I dieci anni di Beslan, per non dimenticare

La delegazione di “Aiutateci a salvare i bambini” consolida un filo solidale mai interrotto. E porta una lettera di Papa Francesco

Beslan, Ossezia del Nord. Il bilancio non è mai stato definito con chiarezza. Resta comunque una cifra spaventosa, una lama che indugia a lacerare: poco meno di trecentoquaranta vittime, di cui ben centottantasei bambini. In tre giorni, dall'1 al 3 settembre 2004, all'avvio dell'anno dopo le vacanze, nella “Scuola 1”. Una trentina di sopravvissuti arrivarono a Trento, ospiti al santuario delle Laste, pochi giorni dopo. Li invitò l'associazione “Aiutateci a salvare i bambini”, con il sostegno della Provincia autonoma di Trento. Con loro genitori e insegnanti, in tutto 63 persone: qui ebbero un servizio di prima assistenza per tentare di ridare un po' di normalità ad occhi e menti sconvolte da quel drammatico assedio terroristico, terminato in tragedia dopo l'assalto delle forze speciali russe.

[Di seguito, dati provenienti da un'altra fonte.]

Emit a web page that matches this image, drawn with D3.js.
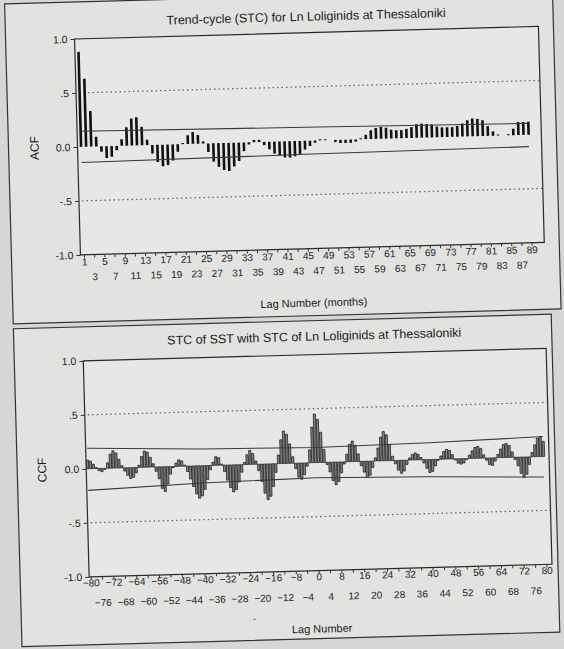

Nei giorni del decimo anniversario, anche una delegazione trentina ha raggiunto Beslan. La guidava Ennio Bordato, presidente dell’Associazione “Aiutateci a salvare i bambini”. Con Bordato anche l’allora priore delle Laste, il carmelitano padre Paolo De Carli, oggi impegnato in Lombardia. Padre Paolo recava con sé una lettera di papa Francesco nella quale – rilanciava lunedì scorso radio Vaticana, ponendo la notizia in primo piano – Bergoglio esprime tutta la sua vicinanza alla popolazione della città osseta: “Sono consapevole – scrive il Papa – della grave ferita che è stata inflitta al vostro cuore. Il Signore crocifisso conosce la vostra pena. Lui, col seme della sua Resurrezione, saprà aiutarvi a superare la paura e l’incubo, e a trasformarle in forza di perdono”.

Ennio Bordato, cittadino onorario di Beslan, ricorda i passi più significativi del ponte solidale fra il Trentino e l'Ossezia, ben oltre i due mesi della prima accoglienza nel capoluogo: “Devo ringraziare la Provincia, tanti Comuni, associazioni, gruppi scout, tutta quella massa di persone che ci hanno aiutato per gestire un progetto unico al mondo di accoglienza e di aiuto psicologico a una città di trentamila persone”. A quei primi due mesi seguì l'invio a Beslan nei cinque anni a seguire, tre volte all'anno, di un'equipe di psicologi dell'emergenza dell'Università di Padova. “Nel 2009 – aggiunge Bordato – inviammo mille CD interattivi per aiutare a gestire le crisi derivanti dalla permanenza di tre giorni in quella scuola terribile. Da ultimo abbiamo seguito e sostenuto tre ex alunne, ormai ragazze, che hanno avuto bisogno di cure in Germania”.

Bordato estrae dalla tasca il discorso da lui pronunciato nei giorni della commemorazione: “Beslan deve continuare, per i Giusti del mondo, a rappresentare il dolore più profondo dell'umanità ferita, dolente, incapace a vivere in pace. A non usare l'assassinio di un popolo e dei suoi bambini per finalità politiche. Speravamo che Beslan fosse l'ultima. Ma, dopo Beslan, ancora Beslan: in Ossezia del Sud nel 2008, oggi nel Donbass e in Ucraina sud orientale. La stessa mano assassina e prevaricatrice. Lo stesso disprezzo per la vita umana, per la vita appena sbocciata. Gli stessi interessi che per volontà di sopraffazione sterminano un popolo indifeso, uccidono i suoi bambini”.

E quindi rivolgendosi al sindaco di Beslan Chubaev e agli amici osseti: “Abbiamo cercato di condividere il dolore. Vi abbiamo accolto con amore, vi abbiamo abbracciati e abbiamo pianto assieme a voi. Ma abbiamo anche riso con i vostri bambini scrutandone, dopo le paure, i piccoli passi verso una ritrovata fiducia nella vita”.